Marian Tupy — editor of HumanProgress.org, senior fellow at the Cato Institute, and co-author of Superabundance — makes a data-driven case that human ingenuity consistently outpaces resource constraints. Presenting as the CIS Max Hartwell Scholar-in-Residence for 2026, Tupy argues that more people, given freedom, generate more ideas, more innovation, and rising living standards for everyone.
Using “time prices” — the cost of goods measured in hours of work rather than dollars — Tupy documents a dramatic expansion of material abundance across Australia and the world over the past century. He examines why most goods have become far more affordable relative to wages, while housing, health, and education have not, tracing those exceptions to government interference and restricted competition rather than genuine scarcity.

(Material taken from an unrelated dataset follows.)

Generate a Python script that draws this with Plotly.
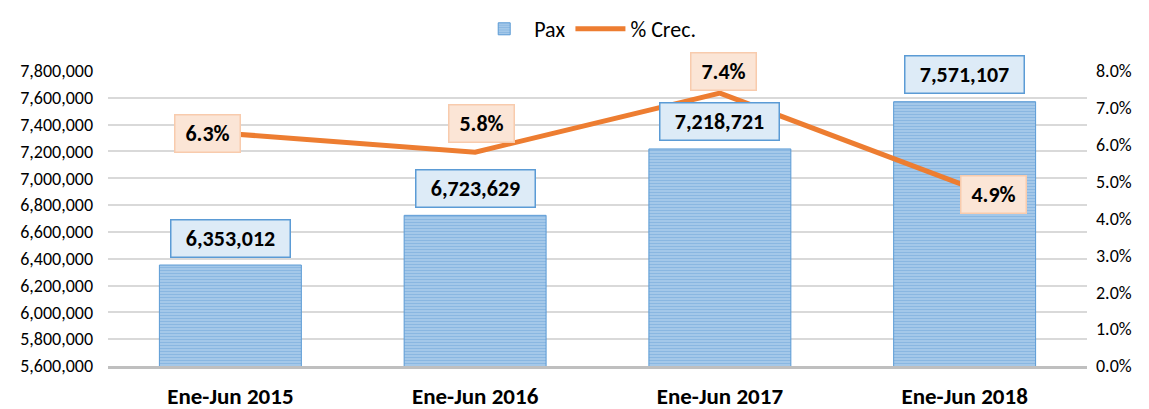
import plotly.graph_objects as go

categories = ["Ene-Jun 2015", "Ene-Jun 2016", "Ene-Jun 2017", "Ene-Jun 2018"]
pax = [6353012, 6723629, 7218721, 7571107]
crec = [0.063, 0.058, 0.074, 0.049]

left_ticks = list(range(5600000, 7800001, 200000))
right_ticks = [i / 100 for i in range(0, 9)]

FONT = "Carlito, Calibri, Lato, sans-serif"

fig = go.Figure()
fig.add_trace(go.Bar(
    x=categories, y=pax, name="Pax",
    marker=dict(
        color="#5B9BD5",
        line=dict(color="#5B9BD5", width=1),
        pattern=dict(shape="-", size=3, solidity=0.7,
                     fgcolor="#4F93D2", bgcolor="#C4DBF1", fillmode="overlay"),
    ),
    width=0.58,
))
fig.add_trace(go.Scatter(
    x=categories, y=crec, name="% Crec.", yaxis="y2",
    mode="lines", line=dict(color="#ED7D31", width=5),
))

# bar value labels
for c, v in zip(categories, pax):
    fig.add_annotation(
        x=c, y=v, xref="x", yref="y", text=f"{v:,}",
        showarrow=False, yshift=27, width=116, height=34,
        font=dict(family=FONT, size=22, color="#000000", weight="bold"),
        bgcolor="#DDEBF7", bordercolor="#5B9BD5", borderwidth=1.5,
    )

# percentage labels
pct_shift = [(-23, 0), (6, 29), (4, 22), (29, -9)]
for c, v, (dx, dy) in zip(categories, crec, pct_shift):
    fig.add_annotation(
        x=c, y=v, xref="x", yref="y2", text=f"{v*100:.1f}%",
        showarrow=False, xshift=dx, yshift=dy, width=62, height=34,
        font=dict(family=FONT, size=22, color="#000000", weight="bold"),
        bgcolor="#FBE5D6", bordercolor="#F8CBAD", borderwidth=1.5,
    )

fig.update_layout(
    width=1141, height=401,
    margin=dict(l=100, r=62, t=63, b=43, autoexpand=False),
    paper_bgcolor="white", plot_bgcolor="white",
    font=dict(family=FONT, size=18, color="#000000"),
    showlegend=True,
    legend=dict(orientation="h", x=0.49, xanchor="center", y=1.0, yanchor="top",
                yref="container", font=dict(size=22, family=FONT),
                itemwidth=50, tracegroupgap=0),
    bargap=0.42,
    xaxis=dict(
        showline=True, linecolor="#BFBFBF", linewidth=3,
        tickfont=dict(family=FONT, size=23, color="#000000", weight="bold"),
        ticklabelstandoff=7, showgrid=False,
    ),
    yaxis=dict(
        range=[5600000, 7800000], tickvals=left_ticks,
        tickformat=",", showgrid=True, gridcolor="#D9D9D9", gridwidth=1.5,
        zeroline=False, tickfont=dict(family=FONT, size=18),
        ticklabelstandoff=14,
    ),
    yaxis2=dict(
        range=[0, 0.08], tickvals=right_ticks, tickformat=".1%",
        overlaying="y", side="right", showgrid=False, zeroline=False,
        tickfont=dict(family=FONT, size=18), ticklabelstandoff=8,
    ),
)

fig.write_html("out.html")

The lecture traces population pessimism from Malthus to Paul Ehrlich’s The Population Bomb, measuring those predictions against the historical record, and revisits the famous Simon-Ehrlich wager of 1980. Tupy then turns to the deeper drivers of abundance: free markets as information systems, the compounding power of knowledge, and his core thesis — superabundance equals population times freedom. The conversation also takes in declining global fertility, the limits of current AI as an engine of innovation, and what a depopulating world might mean for human progress.
The Q&A, chaired by CIS Executive Director Michael Stutchbury, explores why intellectuals gravitate toward zero-sum thinking and the ideological roots of policy failure.
This event was presented by the Centre for Independent Studies in Sydney, Australia, and recorded live at CIS.